• [The problem]: Only a number is expected: how many lines in the data below contain the word "that".

-*-*-

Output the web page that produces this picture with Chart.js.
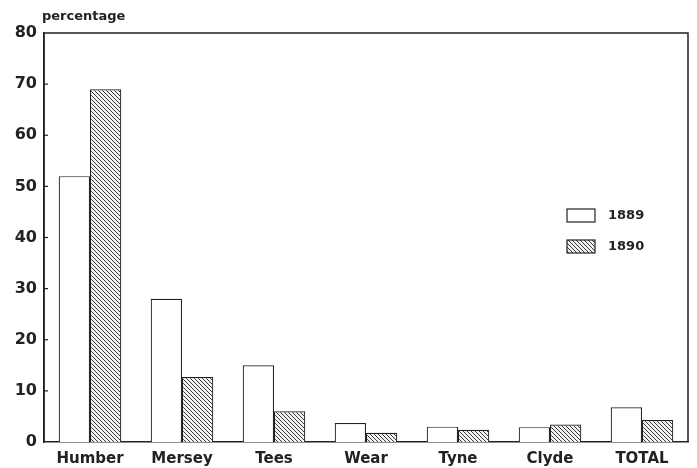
<!DOCTYPE html>
<html><head><meta charset="utf-8">
<script src="https://cdn.jsdelivr.net/npm/chart.js@4/dist/chart.umd.min.js"></script>
<style>html,body{margin:0;padding:0;background:#fff}#wrap{width:697px;height:468px}</style>
</head><body><div id="wrap"><canvas id="c" width="697" height="468"></canvas></div>
<script>
const categories = ["Humber","Mersey","Tees","Wear","Tyne","Clyde","TOTAL"];
const values1889 = [52, 28, 15, 3.7, 3, 2.9, 6.8];
const values1890 = [69, 12.7, 6, 1.8, 2.4, 3.4, 4.3];
const seriesLabels = ["1889","1890"];
const yTicks = [0,10,20,30,40,50,60,70,80];
const yTitle = "percentage";

function hatch(){
  const p = document.createElement('canvas'); p.width = 4; p.height = 4;
  const g = p.getContext('2d');
  g.fillStyle = '#f2f2f2'; g.fillRect(0,0,4,4);
  g.strokeStyle = '#3a3a3a'; g.lineWidth = 1;
  g.beginPath();
  g.moveTo(-1,-1); g.lineTo(5,5);
  g.moveTo(-1,3); g.lineTo(1,5);
  g.moveTo(3,-1); g.lineTo(5,1);
  g.stroke();
  return g.createPattern(p,'repeat');
}
const ctx0 = document.getElementById('c').getContext('2d');
const hatchFill = hatch();
const FONT = "'DejaVu Sans', 'Liberation Sans', Arial, sans-serif";

const decor = {
  id: 'decor',
  afterDraw(chart){
    const {ctx, chartArea:a, scales} = chart;
    ctx.save();
    ctx.strokeStyle = '#222'; ctx.lineWidth = 1.5;
    ctx.beginPath();
    ctx.moveTo(a.left, a.bottom); ctx.lineTo(a.left, a.top); ctx.lineTo(a.right, a.top); ctx.lineTo(a.right, a.bottom);
    ctx.stroke();
    ctx.lineWidth = 1.2;
    yTicks.forEach(v => {
      if (v === 0 || v === 80) return;
      const y = scales.y.getPixelForValue(v);
      ctx.beginPath(); ctx.moveTo(a.left, y); ctx.lineTo(a.left + 4, y); ctx.stroke();
    });
    ctx.fillStyle = '#222';
    ctx.font = "bold 13px " + FONT;
    ctx.textBaseline = 'middle'; ctx.textAlign = 'left';
    ctx.fillText(yTitle, 42, 17);
    const ds = chart.data.datasets;
    const ys = [209, 240];
    ds.forEach((d, i) => {
      ctx.fillStyle = d.backgroundColor;
      ctx.fillRect(567, ys[i], 28, 13);
      ctx.strokeStyle = '#222'; ctx.lineWidth = 1.2;
      ctx.strokeRect(567, ys[i], 28, 13);
      ctx.fillStyle = '#222';
      ctx.font = "bold 13px " + FONT;
      ctx.fillText(d.label, 608, ys[i] + 7);
    });
    ctx.restore();
  }
};

new Chart(document.getElementById('c'), {
  type: 'bar',
  data: {
    labels: categories,
    datasets: [
      {label: seriesLabels[0], data: values1889, backgroundColor: '#ffffff', borderColor: '#222', borderWidth: 1.2},
      {label: seriesLabels[1], data: values1890, backgroundColor: hatchFill, borderColor: '#222', borderWidth: 1.2}
    ]
  },
  options: {
    responsive: false,
    animation: false,
    layout: {padding: {top: 33, right: 9, left: 0, bottom: 0}},
    plugins: {legend: {display: false}, tooltip: {enabled: false}},
    datasets: {bar: {categoryPercentage: 0.68, barPercentage: 1.0}},
    scales: {
      x: {
        grid: {display: false, drawTicks: false},
        border: {display: true, color: '#222', width: 1.5},
        ticks: {color: '#222', font: {family: FONT, size: 15, weight: 'bold'}, padding: 8, maxRotation: 0},
        afterFit(s){ s.height = 26; }
      },
      y: {
        min: 0, max: 80,
        afterBuildTicks(s){ s.ticks = yTicks.map(v => ({value: v})); },
        grid: {display: false, drawTicks: false},
        border: {display: true, color: '#222', width: 1.5},
        ticks: {color: '#222', font: {family: FONT, size: 16, weight: 'bold'}, padding: 7},
        afterFit(s){ s.width = 44; }
      }
    }
  },
  plugins: [decor]
});
</script></body></html>
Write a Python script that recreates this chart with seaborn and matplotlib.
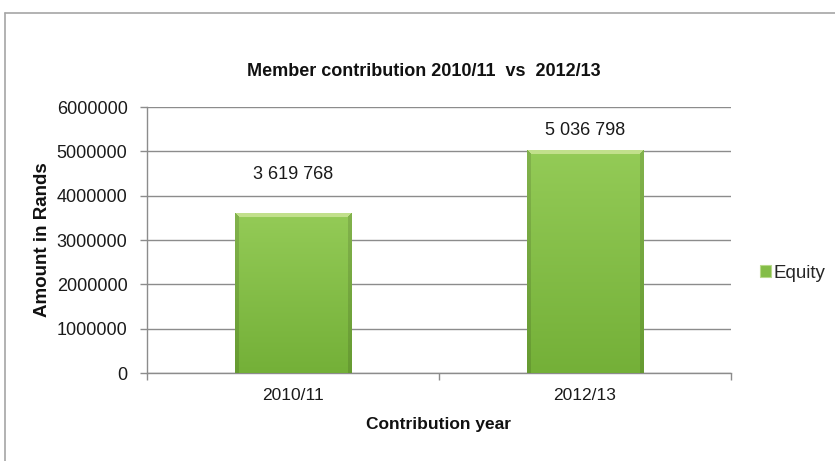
import numpy as np
import pandas as pd
import matplotlib
matplotlib.use("Agg")
import matplotlib.pyplot as plt
from matplotlib.patches import Rectangle
from matplotlib.lines import Line2D
import seaborn as sns

# Chart data
years = ["2010/11", "2012/13"]
amounts = [3619768, 5036798]
series_name = "Equity"
y_ticks = [0, 1000000, 2000000, 3000000, 4000000, 5000000, 6000000]
# label offsets above each bar (points)
label_offsets = [21, 8]

sns.set_theme(style="white")
plt.rcParams["font.family"] = ["Liberation Sans", "DejaVu Sans"]

W, H, DPI = 835, 461, 100
fig = plt.figure(figsize=(W / DPI, H / DPI), dpi=DPI)
fig.patch.set_facecolor("white")

# outer chart frame (top and left edges visible)
fig.add_artist(Line2D([5 / W, 5 / W], [0, 1 - 13 / H], transform=fig.transFigure,
                      color="#a6a6a6", lw=1.2))
fig.add_artist(Line2D([5 / W, 1], [1 - 13 / H, 1 - 13 / H], transform=fig.transFigure,
                      color="#a6a6a6", lw=1.2))

left, right = 147 / W, 731 / W
bottom, top = 1 - 373 / H, 1 - 107 / H
ax = fig.add_axes([left, bottom, right - left, top - bottom])

df = pd.DataFrame({"year": years, "amount": amounts})
sns.barplot(data=df, x="year", y="amount", ax=ax, color="#84bd47",
            width=0.4, saturation=1, zorder=3)

ax.set_xlim(-0.5, 1.5)
ax.set_ylim(0, 6000000)

# bevelled gradient fill for each bar
ax_h_px = 373 - 107
ax_w_px = 731 - 147
for patch in ax.patches:
    x0, w, h = patch.get_x(), patch.get_width(), patch.get_height()
    hp = max(int(round(h / 6000000 * ax_h_px)), 2)
    wp = max(int(round(w / 2.0 * ax_w_px)), 2)
    rows = np.arange(hp)[:, None] * np.ones((1, wp))
    cols = np.ones((hp, 1)) * np.arange(wp)[None, :]
    t = rows / max(hp - 1, 1)
    top_c = np.array([0x94, 0xcb, 0x57]) / 255
    bot_c = np.array([0x74, 0xb0, 0x38]) / 255
    img = top_c[None, None, :] * (1 - t[..., None]) + bot_c[None, None, :] * t[..., None]
    b = 5
    dl = cols
    dr = wp - 1 - cols
    dt = rows
    side = np.minimum(dl, dr)
    top_mask = (dt < b) & (dt <= side)
    side_mask = (side < b - 1) & ~top_mask
    light = np.array([0xc2, 0xe0, 0x8c]) / 255
    img[top_mask] = light
    img[side_mask] = img[side_mask] * 0.88
    im = ax.imshow(img, extent=(x0, x0 + w, 0, h), aspect="auto",
                   origin="upper", zorder=4, interpolation="bilinear")
    im.set_clip_path(patch)
    patch.set_edgecolor("none")

ax.set_xlim(-0.5, 1.5)
ax.set_ylim(0, 6000000)

# value labels
for i, (v, off) in enumerate(zip(amounts, label_offsets)):
    txt = f"{v:,}".replace(",", " ")
    ax.annotate(txt, xy=(i, v), xytext=(0, off), textcoords="offset points",
                ha="center", va="bottom", fontsize=13, color="#1a1a1a", zorder=6)

# gridlines and axes
ax.set_yticks(y_ticks)
ax.set_yticklabels([str(v) for v in y_ticks])
ax.yaxis.grid(True, color="#8c8c8c", lw=1)
ax.xaxis.grid(False)
ax.set_axisbelow(True)
for s in ["top", "right"]:
    ax.spines[s].set_visible(False)
for s in ["left", "bottom"]:
    ax.spines[s].set_color("#8c8c8c")
    ax.spines[s].set_linewidth(1)

ax.tick_params(axis="y", which="major", length=5, width=1, color="#8c8c8c",
               direction="out", left=True, labelsize=13, labelcolor="#1a1a1a", pad=9)
ax.set_xticks([0, 1])
ax.set_xticks([-0.5, 0.5, 1.5], minor=True)
ax.tick_params(axis="x", which="major", length=0, labelsize=12.5,
               labelcolor="#1a1a1a", pad=11)
ax.tick_params(axis="x", which="minor", length=5, width=1, color="#8c8c8c",
               direction="out", bottom=True)

ax.set_xlabel("Contribution year", fontsize=12.5, fontweight="bold",
              color="#111111", labelpad=10)
ax.set_ylabel("Amount in Rands", fontsize=13.5, fontweight="bold",
              color="#111111", labelpad=4)

fig.text(424 / W, 1 - 72 / H, "Member contribution 2010/11  vs  2012/13",
         ha="center", va="center", fontsize=13, fontweight="bold", color="#111111")

# legend
handle = Rectangle((0, 0), 1, 1, facecolor="#84bd47", edgecolor="#b8d98a", lw=0.8)
fig.legend([handle], [series_name], loc="center left",
           bbox_to_anchor=(760 / W, 1 - 273 / H), frameon=False, fontsize=13.5,
           handlelength=0.6, handleheight=0.6, handletextpad=0.1, borderaxespad=0,
           borderpad=0)

fig.savefig("out.png", dpi=DPI, facecolor="white")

-*-*-

• [Result of the exercise]: 2